(Dataset entries)
* * * * * * *

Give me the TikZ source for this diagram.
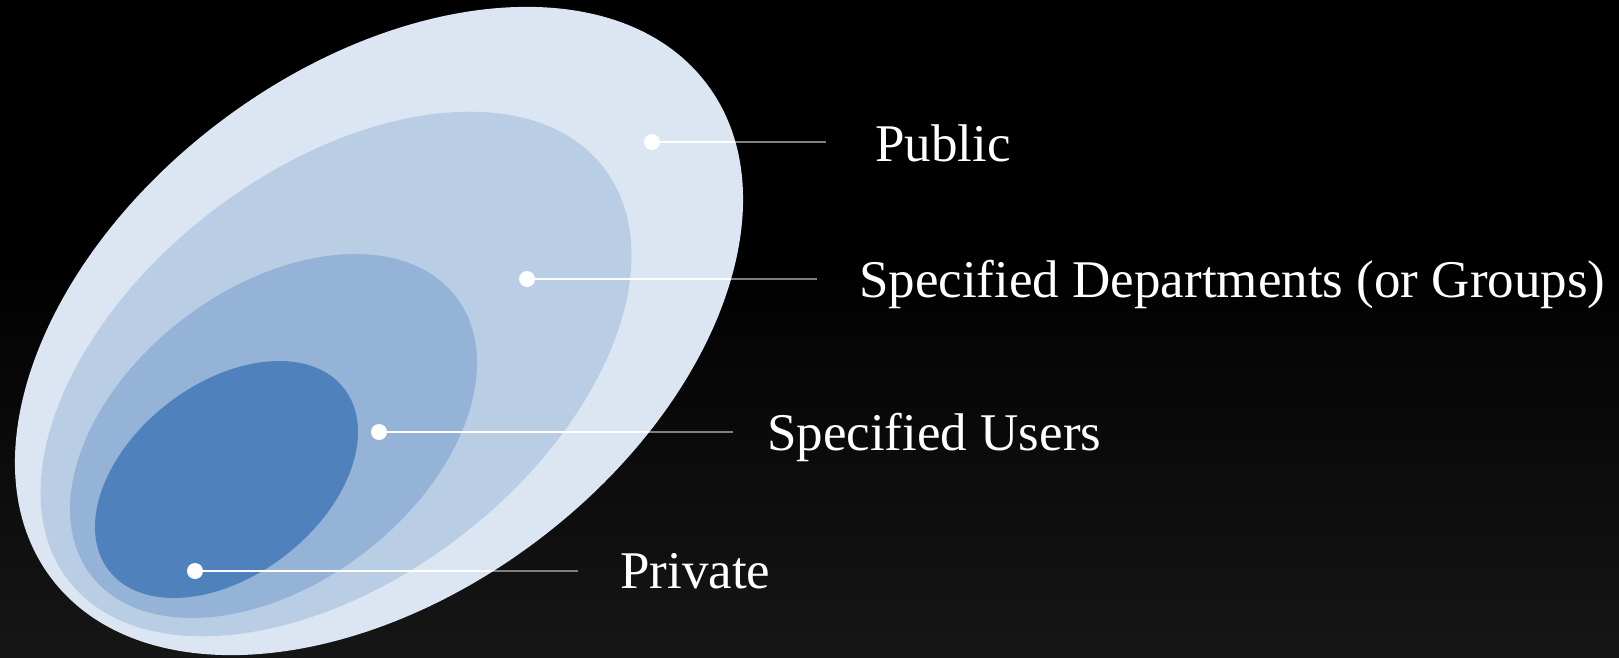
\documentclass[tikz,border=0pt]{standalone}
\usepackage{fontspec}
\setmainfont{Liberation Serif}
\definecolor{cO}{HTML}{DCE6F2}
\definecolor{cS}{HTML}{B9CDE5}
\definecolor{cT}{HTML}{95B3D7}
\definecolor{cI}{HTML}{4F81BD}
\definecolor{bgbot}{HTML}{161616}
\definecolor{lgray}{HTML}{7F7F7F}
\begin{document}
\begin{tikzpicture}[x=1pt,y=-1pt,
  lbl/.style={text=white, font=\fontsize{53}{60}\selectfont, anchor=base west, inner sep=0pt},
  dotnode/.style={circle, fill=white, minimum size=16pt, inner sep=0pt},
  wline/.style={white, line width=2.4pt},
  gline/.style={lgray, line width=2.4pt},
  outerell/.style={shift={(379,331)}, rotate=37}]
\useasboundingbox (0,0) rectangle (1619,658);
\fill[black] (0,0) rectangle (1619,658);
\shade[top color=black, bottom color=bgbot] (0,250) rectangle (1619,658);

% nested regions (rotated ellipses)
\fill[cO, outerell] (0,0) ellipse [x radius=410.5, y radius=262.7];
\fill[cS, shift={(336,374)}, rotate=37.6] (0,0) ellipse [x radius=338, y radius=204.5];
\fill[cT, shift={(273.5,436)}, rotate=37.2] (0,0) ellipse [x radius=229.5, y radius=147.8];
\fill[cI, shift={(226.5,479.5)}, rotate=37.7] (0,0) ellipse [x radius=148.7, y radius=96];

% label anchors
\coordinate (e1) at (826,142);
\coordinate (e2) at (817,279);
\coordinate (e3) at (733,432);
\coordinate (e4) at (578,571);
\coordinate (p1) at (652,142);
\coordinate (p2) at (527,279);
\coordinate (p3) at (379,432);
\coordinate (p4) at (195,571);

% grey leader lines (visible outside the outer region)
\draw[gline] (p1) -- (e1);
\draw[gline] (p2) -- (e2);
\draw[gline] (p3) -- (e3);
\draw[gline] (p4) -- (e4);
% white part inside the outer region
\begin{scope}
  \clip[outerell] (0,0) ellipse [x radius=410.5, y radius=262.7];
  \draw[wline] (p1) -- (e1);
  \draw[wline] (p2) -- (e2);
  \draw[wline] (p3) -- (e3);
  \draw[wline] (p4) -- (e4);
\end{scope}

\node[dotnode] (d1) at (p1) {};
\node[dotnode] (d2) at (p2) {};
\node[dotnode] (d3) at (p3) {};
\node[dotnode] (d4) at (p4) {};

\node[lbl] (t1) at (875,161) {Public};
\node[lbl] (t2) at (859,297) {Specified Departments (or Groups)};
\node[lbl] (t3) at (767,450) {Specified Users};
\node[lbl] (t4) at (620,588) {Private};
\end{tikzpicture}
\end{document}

* * * * * * *

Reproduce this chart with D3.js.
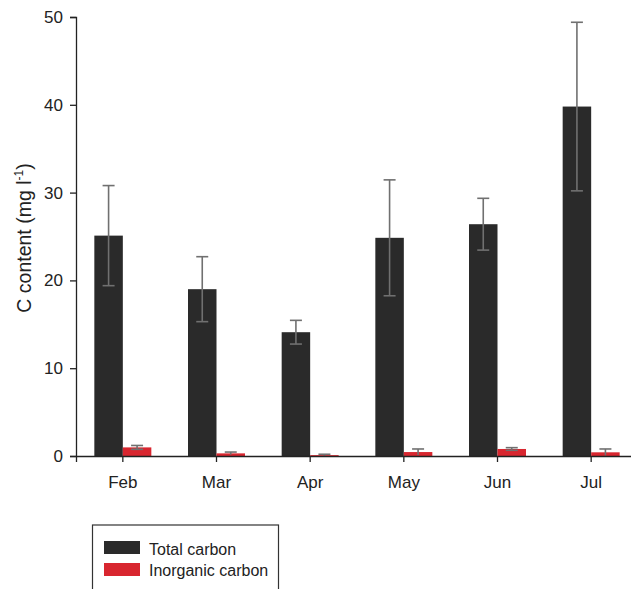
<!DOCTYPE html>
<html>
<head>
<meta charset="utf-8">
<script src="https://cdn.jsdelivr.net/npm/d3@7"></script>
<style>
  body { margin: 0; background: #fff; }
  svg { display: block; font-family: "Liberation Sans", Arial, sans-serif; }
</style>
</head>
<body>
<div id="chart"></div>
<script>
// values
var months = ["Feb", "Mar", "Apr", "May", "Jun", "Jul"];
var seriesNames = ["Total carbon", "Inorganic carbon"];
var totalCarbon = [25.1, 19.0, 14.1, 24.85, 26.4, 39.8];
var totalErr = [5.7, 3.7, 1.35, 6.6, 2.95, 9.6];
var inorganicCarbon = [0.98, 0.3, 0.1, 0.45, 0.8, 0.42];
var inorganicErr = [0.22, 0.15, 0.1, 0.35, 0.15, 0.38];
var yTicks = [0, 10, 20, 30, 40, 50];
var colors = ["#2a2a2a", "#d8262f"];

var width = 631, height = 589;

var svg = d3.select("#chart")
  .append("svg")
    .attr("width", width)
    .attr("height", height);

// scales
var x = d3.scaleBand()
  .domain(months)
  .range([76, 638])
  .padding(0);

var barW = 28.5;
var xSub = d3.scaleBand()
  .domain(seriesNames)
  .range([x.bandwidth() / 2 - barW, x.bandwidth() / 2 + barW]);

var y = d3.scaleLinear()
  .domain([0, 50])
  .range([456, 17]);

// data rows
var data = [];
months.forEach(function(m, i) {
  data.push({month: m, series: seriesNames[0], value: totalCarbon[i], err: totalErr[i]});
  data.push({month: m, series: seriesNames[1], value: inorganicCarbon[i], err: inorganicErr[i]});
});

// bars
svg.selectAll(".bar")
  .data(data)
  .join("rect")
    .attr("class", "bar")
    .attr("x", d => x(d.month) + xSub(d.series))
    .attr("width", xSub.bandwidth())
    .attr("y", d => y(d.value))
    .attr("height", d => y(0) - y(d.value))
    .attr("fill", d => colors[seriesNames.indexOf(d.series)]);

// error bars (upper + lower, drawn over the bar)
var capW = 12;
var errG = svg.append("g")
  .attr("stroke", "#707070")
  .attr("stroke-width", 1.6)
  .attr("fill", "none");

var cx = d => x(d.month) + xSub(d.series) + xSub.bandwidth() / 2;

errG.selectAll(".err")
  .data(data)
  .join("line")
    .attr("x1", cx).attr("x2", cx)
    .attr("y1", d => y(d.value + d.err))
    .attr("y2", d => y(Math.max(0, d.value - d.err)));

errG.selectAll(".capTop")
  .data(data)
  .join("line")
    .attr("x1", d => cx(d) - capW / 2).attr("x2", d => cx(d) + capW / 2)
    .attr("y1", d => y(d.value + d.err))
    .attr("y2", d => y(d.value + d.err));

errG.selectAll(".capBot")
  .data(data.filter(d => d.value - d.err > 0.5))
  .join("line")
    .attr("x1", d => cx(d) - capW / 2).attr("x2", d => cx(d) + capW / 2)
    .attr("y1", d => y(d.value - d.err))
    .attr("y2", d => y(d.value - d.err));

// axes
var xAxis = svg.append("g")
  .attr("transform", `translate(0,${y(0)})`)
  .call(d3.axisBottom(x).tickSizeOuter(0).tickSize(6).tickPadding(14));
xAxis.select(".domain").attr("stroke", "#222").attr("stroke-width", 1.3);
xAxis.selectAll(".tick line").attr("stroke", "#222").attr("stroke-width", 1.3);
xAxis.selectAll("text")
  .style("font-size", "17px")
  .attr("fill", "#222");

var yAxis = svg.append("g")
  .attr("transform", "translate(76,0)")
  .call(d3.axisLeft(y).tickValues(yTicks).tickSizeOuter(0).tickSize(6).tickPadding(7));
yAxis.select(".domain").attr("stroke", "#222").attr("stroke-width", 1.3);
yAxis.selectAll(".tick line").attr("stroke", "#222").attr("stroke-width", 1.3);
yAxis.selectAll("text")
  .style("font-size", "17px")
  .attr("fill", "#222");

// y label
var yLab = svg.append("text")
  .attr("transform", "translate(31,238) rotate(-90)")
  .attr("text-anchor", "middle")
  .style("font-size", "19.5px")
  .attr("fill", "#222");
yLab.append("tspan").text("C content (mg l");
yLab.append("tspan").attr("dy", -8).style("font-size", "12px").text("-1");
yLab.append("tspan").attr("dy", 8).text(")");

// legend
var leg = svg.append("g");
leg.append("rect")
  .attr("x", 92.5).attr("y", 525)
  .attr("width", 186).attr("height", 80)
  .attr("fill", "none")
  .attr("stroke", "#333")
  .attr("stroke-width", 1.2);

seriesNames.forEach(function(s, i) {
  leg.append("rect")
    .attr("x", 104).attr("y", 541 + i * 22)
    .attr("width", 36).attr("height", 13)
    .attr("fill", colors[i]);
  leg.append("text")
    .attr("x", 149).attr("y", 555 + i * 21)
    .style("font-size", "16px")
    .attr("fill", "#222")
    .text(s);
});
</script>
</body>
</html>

* * * * * * *

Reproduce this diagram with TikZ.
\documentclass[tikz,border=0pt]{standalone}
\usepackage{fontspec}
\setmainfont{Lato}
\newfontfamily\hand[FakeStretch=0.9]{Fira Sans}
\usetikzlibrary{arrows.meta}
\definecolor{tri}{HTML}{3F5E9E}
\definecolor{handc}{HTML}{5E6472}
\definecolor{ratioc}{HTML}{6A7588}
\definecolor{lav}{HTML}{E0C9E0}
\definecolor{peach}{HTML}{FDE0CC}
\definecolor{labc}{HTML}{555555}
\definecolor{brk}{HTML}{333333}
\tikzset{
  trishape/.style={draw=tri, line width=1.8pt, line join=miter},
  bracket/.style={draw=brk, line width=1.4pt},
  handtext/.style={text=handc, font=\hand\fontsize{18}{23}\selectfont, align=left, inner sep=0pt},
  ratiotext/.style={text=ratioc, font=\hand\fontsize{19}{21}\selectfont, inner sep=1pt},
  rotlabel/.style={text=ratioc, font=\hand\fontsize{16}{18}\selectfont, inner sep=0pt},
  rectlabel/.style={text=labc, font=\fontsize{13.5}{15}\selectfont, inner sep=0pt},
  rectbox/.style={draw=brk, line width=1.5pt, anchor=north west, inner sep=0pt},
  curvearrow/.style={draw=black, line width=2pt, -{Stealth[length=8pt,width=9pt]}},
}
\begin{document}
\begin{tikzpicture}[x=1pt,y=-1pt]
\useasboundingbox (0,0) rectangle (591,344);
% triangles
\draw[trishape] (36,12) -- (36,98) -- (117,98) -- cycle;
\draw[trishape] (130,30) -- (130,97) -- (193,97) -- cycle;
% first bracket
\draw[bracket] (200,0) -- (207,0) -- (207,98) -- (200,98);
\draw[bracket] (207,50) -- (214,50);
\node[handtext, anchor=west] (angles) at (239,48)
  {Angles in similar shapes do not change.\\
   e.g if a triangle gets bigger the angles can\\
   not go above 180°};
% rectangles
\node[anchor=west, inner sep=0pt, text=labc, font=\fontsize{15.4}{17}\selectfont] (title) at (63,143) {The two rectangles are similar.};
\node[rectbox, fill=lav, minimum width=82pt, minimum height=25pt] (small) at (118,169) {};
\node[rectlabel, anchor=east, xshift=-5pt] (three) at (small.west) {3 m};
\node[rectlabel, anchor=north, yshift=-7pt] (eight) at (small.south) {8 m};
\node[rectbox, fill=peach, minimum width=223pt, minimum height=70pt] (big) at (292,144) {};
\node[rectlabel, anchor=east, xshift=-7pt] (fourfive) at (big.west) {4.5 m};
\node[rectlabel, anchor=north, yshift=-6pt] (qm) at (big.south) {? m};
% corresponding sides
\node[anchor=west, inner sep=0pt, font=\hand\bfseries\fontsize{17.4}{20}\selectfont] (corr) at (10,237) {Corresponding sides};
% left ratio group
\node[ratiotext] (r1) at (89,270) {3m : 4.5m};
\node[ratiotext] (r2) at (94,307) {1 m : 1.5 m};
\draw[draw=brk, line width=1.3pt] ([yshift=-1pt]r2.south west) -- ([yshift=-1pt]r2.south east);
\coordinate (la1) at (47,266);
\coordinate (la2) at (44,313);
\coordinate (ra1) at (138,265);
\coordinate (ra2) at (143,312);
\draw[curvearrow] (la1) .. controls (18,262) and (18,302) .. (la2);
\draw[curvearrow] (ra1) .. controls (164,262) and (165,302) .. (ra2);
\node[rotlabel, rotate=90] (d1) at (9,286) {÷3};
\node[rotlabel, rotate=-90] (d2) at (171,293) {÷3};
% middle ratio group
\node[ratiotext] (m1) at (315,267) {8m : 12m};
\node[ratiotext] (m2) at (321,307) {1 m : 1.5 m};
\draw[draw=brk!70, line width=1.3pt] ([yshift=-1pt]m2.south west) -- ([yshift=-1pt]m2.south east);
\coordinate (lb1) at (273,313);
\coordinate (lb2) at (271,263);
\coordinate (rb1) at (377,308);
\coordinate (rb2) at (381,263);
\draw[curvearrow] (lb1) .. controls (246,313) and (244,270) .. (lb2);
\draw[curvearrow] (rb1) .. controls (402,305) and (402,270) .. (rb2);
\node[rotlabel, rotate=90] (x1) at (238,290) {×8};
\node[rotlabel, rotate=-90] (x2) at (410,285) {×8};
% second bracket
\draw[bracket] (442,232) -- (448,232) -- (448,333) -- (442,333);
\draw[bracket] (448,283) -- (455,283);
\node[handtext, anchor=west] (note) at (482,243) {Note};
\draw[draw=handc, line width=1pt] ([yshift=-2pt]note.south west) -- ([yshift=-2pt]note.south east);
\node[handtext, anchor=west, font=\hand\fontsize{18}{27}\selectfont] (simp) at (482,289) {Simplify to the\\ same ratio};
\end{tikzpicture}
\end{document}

* * * * * * *

**Do this**
Gather and return every line that holds the string "with".

**Exercise output**
Reproduce this chart with D3.js.
Reproduce this diagram with TikZ.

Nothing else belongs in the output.